— DIRECTION —
Each line of the listing must be transcribed exactly, except for the images, which should be excluded.

** Start SUPPLIED MATERIAL **

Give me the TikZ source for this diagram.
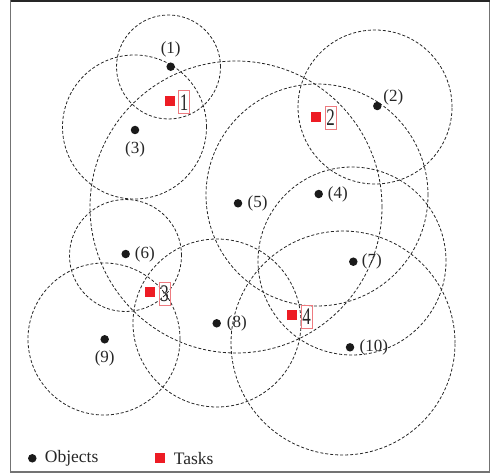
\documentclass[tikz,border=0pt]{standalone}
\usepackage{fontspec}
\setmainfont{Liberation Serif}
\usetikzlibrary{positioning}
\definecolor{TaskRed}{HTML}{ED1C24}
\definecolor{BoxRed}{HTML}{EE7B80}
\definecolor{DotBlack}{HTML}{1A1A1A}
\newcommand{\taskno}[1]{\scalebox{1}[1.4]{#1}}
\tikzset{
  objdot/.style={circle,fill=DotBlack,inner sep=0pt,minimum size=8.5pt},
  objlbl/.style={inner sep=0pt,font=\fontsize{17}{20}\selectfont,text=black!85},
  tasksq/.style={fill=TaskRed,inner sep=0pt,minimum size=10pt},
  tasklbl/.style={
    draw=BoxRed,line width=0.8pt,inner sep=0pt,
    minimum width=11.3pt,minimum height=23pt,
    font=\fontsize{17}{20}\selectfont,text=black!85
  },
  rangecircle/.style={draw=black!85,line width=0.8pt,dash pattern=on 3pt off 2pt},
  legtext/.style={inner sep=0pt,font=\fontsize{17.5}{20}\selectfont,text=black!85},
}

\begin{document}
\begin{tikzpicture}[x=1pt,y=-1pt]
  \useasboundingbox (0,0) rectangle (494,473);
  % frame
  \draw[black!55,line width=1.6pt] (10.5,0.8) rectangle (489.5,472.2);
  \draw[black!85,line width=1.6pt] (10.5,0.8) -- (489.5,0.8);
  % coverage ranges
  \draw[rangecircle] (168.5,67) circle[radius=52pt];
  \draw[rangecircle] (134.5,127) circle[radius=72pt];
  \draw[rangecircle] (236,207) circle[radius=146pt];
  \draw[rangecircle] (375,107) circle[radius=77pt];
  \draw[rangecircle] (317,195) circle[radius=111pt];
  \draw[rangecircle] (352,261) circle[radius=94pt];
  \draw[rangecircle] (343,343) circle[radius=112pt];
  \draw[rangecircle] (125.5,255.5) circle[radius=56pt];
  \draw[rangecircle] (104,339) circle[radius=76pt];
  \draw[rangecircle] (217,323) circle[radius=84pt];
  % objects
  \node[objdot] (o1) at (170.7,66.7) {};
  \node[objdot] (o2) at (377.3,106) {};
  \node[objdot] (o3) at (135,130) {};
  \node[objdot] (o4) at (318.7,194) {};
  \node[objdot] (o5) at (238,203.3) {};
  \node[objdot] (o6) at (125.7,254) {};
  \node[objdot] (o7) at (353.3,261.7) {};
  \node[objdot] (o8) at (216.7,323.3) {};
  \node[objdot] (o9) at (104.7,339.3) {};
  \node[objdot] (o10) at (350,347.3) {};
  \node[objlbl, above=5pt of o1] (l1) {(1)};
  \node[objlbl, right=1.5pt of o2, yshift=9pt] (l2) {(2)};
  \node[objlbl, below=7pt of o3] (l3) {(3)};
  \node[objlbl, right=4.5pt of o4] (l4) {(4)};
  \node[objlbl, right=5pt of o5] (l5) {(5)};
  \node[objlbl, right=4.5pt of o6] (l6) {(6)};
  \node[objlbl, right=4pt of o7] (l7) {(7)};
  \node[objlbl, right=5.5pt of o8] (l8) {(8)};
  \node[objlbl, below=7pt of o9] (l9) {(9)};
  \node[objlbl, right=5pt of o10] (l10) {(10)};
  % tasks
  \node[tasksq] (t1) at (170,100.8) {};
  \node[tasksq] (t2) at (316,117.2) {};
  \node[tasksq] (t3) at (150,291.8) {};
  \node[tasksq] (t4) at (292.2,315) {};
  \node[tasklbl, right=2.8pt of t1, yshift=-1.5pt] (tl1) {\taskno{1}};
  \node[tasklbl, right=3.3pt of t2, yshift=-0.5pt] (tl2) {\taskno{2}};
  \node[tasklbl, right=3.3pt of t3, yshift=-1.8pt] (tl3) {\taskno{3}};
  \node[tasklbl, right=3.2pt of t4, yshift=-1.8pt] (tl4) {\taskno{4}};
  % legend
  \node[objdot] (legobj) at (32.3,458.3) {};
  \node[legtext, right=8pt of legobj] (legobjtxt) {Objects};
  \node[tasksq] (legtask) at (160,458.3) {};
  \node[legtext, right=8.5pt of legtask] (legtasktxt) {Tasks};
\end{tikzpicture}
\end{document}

** End SUPPLIED MATERIAL **

— PROBLEM SOLUTION —
Give me the TikZ source for this diagram.
\documentclass[tikz,border=0pt]{standalone}
\usepackage{fontspec}
\setmainfont{Liberation Serif}
\usetikzlibrary{positioning}
\definecolor{TaskRed}{HTML}{ED1C24}
\definecolor{BoxRed}{HTML}{EE7B80}
\definecolor{DotBlack}{HTML}{1A1A1A}
\newcommand{\taskno}[1]{\scalebox{1}[1.4]{#1}}
\tikzset{
  objdot/.style={circle,fill=DotBlack,inner sep=0pt,minimum size=8.5pt},
  objlbl/.style={inner sep=0pt,font=\fontsize{17}{20}\selectfont,text=black!85},
  tasksq/.style={fill=TaskRed,inner sep=0pt,minimum size=10pt},
  tasklbl/.style={
    draw=BoxRed,line width=0.8pt,inner sep=0pt,
    minimum width=11.3pt,minimum height=23pt,
    font=\fontsize{17}{20}\selectfont,text=black!85
  },
  rangecircle/.style={draw=black!85,line width=0.8pt,dash pattern=on 3pt off 2pt},
  legtext/.style={inner sep=0pt,font=\fontsize{17.5}{20}\selectfont,text=black!85},
}

\begin{document}
\begin{tikzpicture}[x=1pt,y=-1pt]
  \useasboundingbox (0,0) rectangle (494,473);
  % frame
  \draw[black!55,line width=1.6pt] (10.5,0.8) rectangle (489.5,472.2);
  \draw[black!85,line width=1.6pt] (10.5,0.8) -- (489.5,0.8);
  % coverage ranges
  \draw[rangecircle] (168.5,67) circle[radius=52pt];
  \draw[rangecircle] (134.5,127) circle[radius=72pt];
  \draw[rangecircle] (236,207) circle[radius=146pt];
  \draw[rangecircle] (375,107) circle[radius=77pt];
  \draw[rangecircle] (317,195) circle[radius=111pt];
  \draw[rangecircle] (352,261) circle[radius=94pt];
  \draw[rangecircle] (343,343) circle[radius=112pt];
  \draw[rangecircle] (125.5,255.5) circle[radius=56pt];
  \draw[rangecircle] (104,339) circle[radius=76pt];
  \draw[rangecircle] (217,323) circle[radius=84pt];
  % objects
  \node[objdot] (o1) at (170.7,66.7) {};
  \node[objdot] (o2) at (377.3,106) {};
  \node[objdot] (o3) at (135,130) {};
  \node[objdot] (o4) at (318.7,194) {};
  \node[objdot] (o5) at (238,203.3) {};
  \node[objdot] (o6) at (125.7,254) {};
  \node[objdot] (o7) at (353.3,261.7) {};
  \node[objdot] (o8) at (216.7,323.3) {};
  \node[objdot] (o9) at (104.7,339.3) {};
  \node[objdot] (o10) at (350,347.3) {};
  \node[objlbl, above=5pt of o1] (l1) {(1)};
  \node[objlbl, right=1.5pt of o2, yshift=9pt] (l2) {(2)};
  \node[objlbl, below=7pt of o3] (l3) {(3)};
  \node[objlbl, right=4.5pt of o4] (l4) {(4)};
  \node[objlbl, right=5pt of o5] (l5) {(5)};
  \node[objlbl, right=4.5pt of o6] (l6) {(6)};
  \node[objlbl, right=4pt of o7] (l7) {(7)};
  \node[objlbl, right=5.5pt of o8] (l8) {(8)};
  \node[objlbl, below=7pt of o9] (l9) {(9)};
  \node[objlbl, right=5pt of o10] (l10) {(10)};
  % tasks
  \node[tasksq] (t1) at (170,100.8) {};
  \node[tasksq] (t2) at (316,117.2) {};
  \node[tasksq] (t3) at (150,291.8) {};
  \node[tasksq] (t4) at (292.2,315) {};
  \node[tasklbl, right=2.8pt of t1, yshift=-1.5pt] (tl1) {\taskno{1}};
  \node[tasklbl, right=3.3pt of t2, yshift=-0.5pt] (tl2) {\taskno{2}};
  \node[tasklbl, right=3.3pt of t3, yshift=-1.8pt] (tl3) {\taskno{3}};
  \node[tasklbl, right=3.2pt of t4, yshift=-1.8pt] (tl4) {\taskno{4}};
  % legend
  \node[objdot] (legobj) at (32.3,458.3) {};
  \node[legtext, right=8pt of legobj] (legobjtxt) {Objects};
  \node[tasksq] (legtask) at (160,458.3) {};
  \node[legtext, right=8.5pt of legtask] (legtasktxt) {Tasks};
\end{tikzpicture}
\end{document}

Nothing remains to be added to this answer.